4) Complex shapes can be cast:
It can cast castings with complex shapes that are difficult to process by other methods, such as impellers, hollow blades, etc. It can also cast castings with thinner wall thickness and lighter weight.
5) Flexible production batch:
The investment casting process is suitable for single-piece, batch and mass production. The production batch is not limited and can meet the production needs of different scales.
6) High material utilization rate:
The use of molten metal casting reduces material waste and improves material utilization rate.
7) No parting surface:
Due to the use of an integral shell, investment casting does not require a parting surface, thus avoiding the dimensional error and surface defects caused by the parting surface.
2.Specific applications of aerospace investment castings
(1) Aircraft engine components
1) Turbine blades:
Investment casting can produce turbine blades with high dimensional accuracy, complex shapes and the ability to withstand high temperature and high pressure. These blades are the core components of aircraft engines and directly affect the performance and reliability of the engine.
2) Integral blade disk:
Integral blade disk is made by casting blades and impeller as a whole, which reduces the use of connecting parts and improves the efficiency and reliability of the engine. Investment casting is an ideal process for manufacturing integral blade disk.
3) Combustion chamber:
The combustion chamber is another key component of the aircraft engine, which needs to withstand extremely high temperature and pressure. Investment casting can produce combustion chambers with complex structures to meet its high performance requirements.
(2) Aerospace structural parts and connecting parts
1) Frames and beams:
The frames and beams of aerospace vehicles can be investment castings. These parts require high strength and light weight. By optimizing the structural design, investment casting can integrate multiple assemblies into an integral part, reduce weight and improve structural strength.
2) Landing gear parts:
The landing gear is one of the important parts of the aircraft and needs to withstand large loads and impacts. Investment casting can produce high-strength and high-toughness landing gear parts to ensure the safe take-off and landing of the aircraft.
3) Door and window frames:
Door and window frames can also be made of investment castings. These parts require precise dimensions and good sealing performance, and investment casting can meet their manufacturing requirements.
(3) Thin-walled precision parts
Investment casting can produce large, thin-walled, and complex aluminum alloy components. These components are widely used in aerospace, such as satellite structural parts and aircraft skins. Aluminum alloy precision casting technology can produce components with large outline dimensions and thin wall thickness to meet the needs of lightweight aerospace.

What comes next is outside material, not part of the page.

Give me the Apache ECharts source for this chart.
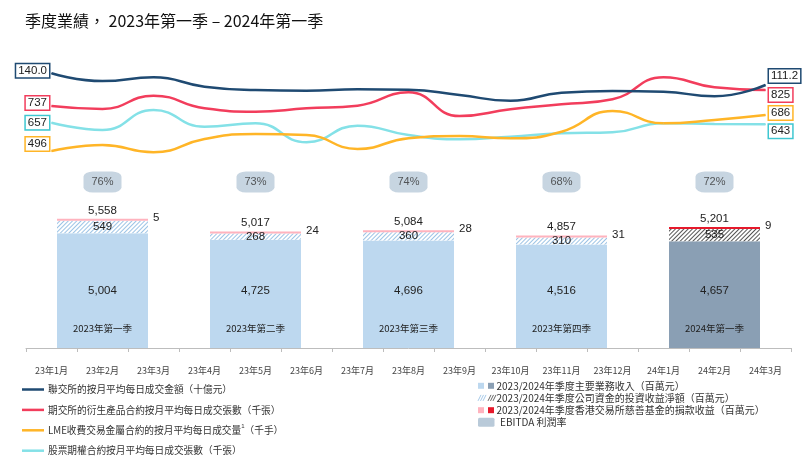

2) Titanium alloy structural parts:
Titanium alloy has high strength, low density and excellent corrosion resistance and is widely used in the aerospace field. Investment casting can produce complex titanium alloy structural parts, such as aircraft wing joints and fuselage reinforcement frames.
(4) Other key components
1) Fuel system components:
Nozzles, pump bodies and other components in the fuel system require high precision and good corrosion resistance.

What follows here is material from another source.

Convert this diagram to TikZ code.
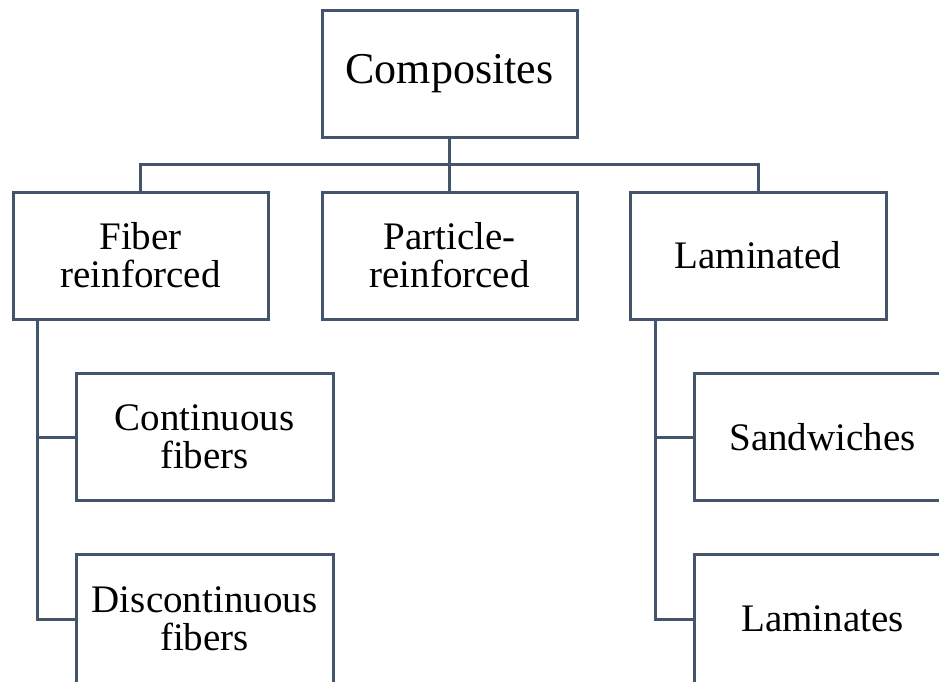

Investment castings made with sophisticated processes can meet these requirements.
2) Hydraulic and pneumatic system components:
Valves, cylinders and other components in hydraulic and pneumatic systems have high requirements for dimensional accuracy and surface finish. Investment casting can produce investment castings that meet the requirements.
3.Strategies for optimizing investment casting production processes to meet the high requirements of the aerospace industry
In order to meet the strict requirements of this field for the dimensional accuracy, surface quality, material properties and production efficiency of investment castings, the following are optimization strategies for investment casting production processes from several aspects:
(1) Material selection and improvement:
● Select high-performance wax and refractory materials to improve the accuracy and strength of the mold shell.
● Develop new alloy materials to meet performance requirements in extreme environments, such as high temperature strength and oxidation resistance.
(2) Process parameter control:
● Accurately control the mold material temperature, pressure and cooling rate to ensure the dimensional accuracy and surface quality of the wax mold.
● Optimize the pouring system design to avoid turbulence and oxidation during the flow of molten metal and reduce defects.
(3) Application of digital technology:
● Use CAD/CAE software to design and simulate castings and molds to predict and solve potential problems.
● Use 3D printing technology to manufacture wax molds and shells to improve production efficiency and customization capabilities.
(4) Process automation and monitoring:
● Introduce automated equipment for coating, sanding, roasting and other processes to reduce errors caused by manual operations.
● Implement an online monitoring system to monitor key parameters such as temperature and pressure during the casting process in real time to ensure process stability.
(5) Quality inspection and feedback:
● Use non-destructive testing technologies such as X-rays and CT scans to promptly detect internal defects in castings.
● Establish a complete quality feedback mechanism to continuously optimize the production process based on the test results.
Summary:
Through the implementation of the above strategies, the quality and production efficiency of investment castings can be effectively improved to meet the growing demand of the aerospace industry for high-performance, lightweight castings.
4.Conclusion
Investment casting technology has an important position and broad application prospects in the manufacturing of aerospace parts. Investment castings have significant advantages in the application of aerospace parts with complex shapes and thin-walled structures due to their high precision and high surface quality.